Another thing that surprised me during my research is that there actually were some postwar plans developed. In the case of Iraq or Libya, for example, a casual observer might assume that we simply forgot to do the postwar planning. But I discovered that was not the case. There were detailed plans that people spent quite a lot of time working on – and I discuss those specific plans in the book. But often these plans were developed at mid-levels of government, and never “broke out” to help form a coherent strategy at the highest levels. So there were plans assembled, but they didn’t get implemented the way the planners intended. And the resulting incoherence helped give rise to the chaos we’re still dealing with today.
What is next for you and your writing projects?

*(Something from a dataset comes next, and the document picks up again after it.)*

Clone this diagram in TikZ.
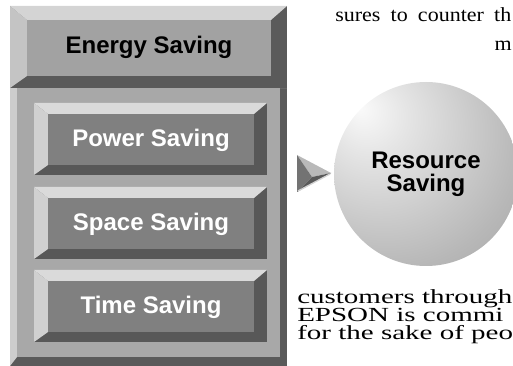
\documentclass[tikz,border=0pt]{standalone}
\usepackage{fontspec}
\setmainfont{Liberation Serif}
\setsansfont{Liberation Sans}
\newfontfamily\widefont[FakeStretch=1.45]{Liberation Serif}
\newfontfamily\midfont[FakeStretch=1.1]{Liberation Serif}
\usetikzlibrary{positioning}

\definecolor{topdark}{HTML}{5A5A5A}
\definecolor{topside}{HTML}{C4C4C4}
\definecolor{toplight}{HTML}{D4D4D4}
\definecolor{topface}{HTML}{A2A2A2}
\definecolor{bigdark}{HTML}{5A5A5A}
\definecolor{bigside}{HTML}{CDCDCD}
\definecolor{biglight}{HTML}{CDCDCD}
\definecolor{bigface}{HTML}{A8A8A8}
\definecolor{btndark}{HTML}{585858}
\definecolor{btnside}{HTML}{D0D0D0}
\definecolor{btnlight}{HTML}{DADADA}
\definecolor{btnface}{HTML}{808080}

\pgfdeclareradialshading{sphereshade}{\pgfpoint{-18bp}{18bp}}{%
  color(0bp)=(white!98!black);
  color(10bp)=(white!90!black);
  color(35bp)=(white!72!black);
  color(55bp)=(white!60!black);
  color(75bp)=(white!52!black)}

% outer x1,y1,x2,y2 -- inner x1,y1,x2,y2 -- colour prefix
\newcommand{\bevelbox}[9]{%
  \fill[#9dark] (#1,#2) rectangle (#3,#4);
  \fill[#9side] (#1,#2) -- (#5,#6) -- (#5,#8) -- (#1,#4) -- cycle;
  \fill[#9light] (#1,#2) -- (#3,#2) -- (#7,#6) -- (#5,#6) -- cycle;
  \fill[#9face] (#5,#6) rectangle (#7,#8);
}

\tikzset{
  boxlabel/.style={font=\sffamily\bfseries\fontsize{18}{17.5}\selectfont, inner sep=0pt},
  bodytext/.style={font=\widefont\fontsize{15}{18}\selectfont, anchor=base west, inner sep=0pt},
  toptext/.style={font=\midfont\fontsize{15}{18}\selectfont, anchor=base west, inner sep=0pt},
}

\begin{document}
\begin{tikzpicture}[x=0.75pt, y=-0.75pt]
\useasboundingbox (0,0) rectangle (513,366);
\clip (0,0) rectangle (513,366);
% left panel
\bevelbox{10}{88}{287}{366}{17}{88}{280}{357}{big}
\bevelbox{10}{6}{287}{88}{27}{20}{271}{76}{top}
\node[boxlabel] (energy) at (149,47) {Energy Saving};
\foreach \y/\name/\txt in {103/power/Power Saving, 187/space/Space Saving, 270/time/Time Saving}{
\bevelbox{34}{\y}{267}{\y+72}{48}{\y+11}{254}{\y+62}{btn}
\node[boxlabel, text=white] (\name) at (151,\y+37) {\txt};
}
% pointer
\fill[gray!55] (297,155) -- (331,173) -- (312,177) -- cycle;
\fill[gray!90!black] (297,155) -- (312,177) -- (297,192) -- cycle;
\fill[gray!70!black] (297,192) -- (312,177) -- (331,173) -- cycle;
\draw[gray!35, line width=1pt] (298,191) -- (330,174);
% sphere
\node[circle, minimum size=138pt, inner sep=0pt, shading=sphereshade,
  boxlabel, align=center] (resource) at (426,174) {Resource\\Saving};
% running text
\node[toptext] (line1) at (335,22) {\makebox[132pt][s]{sures to counter th}};
\node[toptext, anchor=base east] (line2) at (512,51) {m};
\node[bodytext] (line3) at (297,303) {customers through};
\node[bodytext] (line4) at (297,321) {EPSON is commi};
\node[bodytext] (line5) at (297,339) {for the sake of peo};
\end{tikzpicture}
\end{document}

Currently I’m in a leadership position that keeps me busy, so there’s not much free time for writing at the moment. With that said, sometimes when I’m reading or following current events, a light bulb goes off regarding a new potential research idea (and hopefully I get the chance to quickly jot it down before I forget it!). Perhaps at some point I’ll be able to dive one or two newer ideas I’ve been kicking around. Until then, I’m doing the best I can in my current duty assignment, and I’m content to see The Day After hit the shelves after years of research and writing.
Brendan R. Gallagher is a US Army lieutenant colonel in the infantry who has completed seven tours to Iraq and Afghanistan, including multiple deployments with the 75th Ranger Regiment. He received the General George C. Marshall award as the top US graduate at the Army Command and General Staff College, and is currently a battalion commander. He holds a PhD in public and international affairs from Princeton.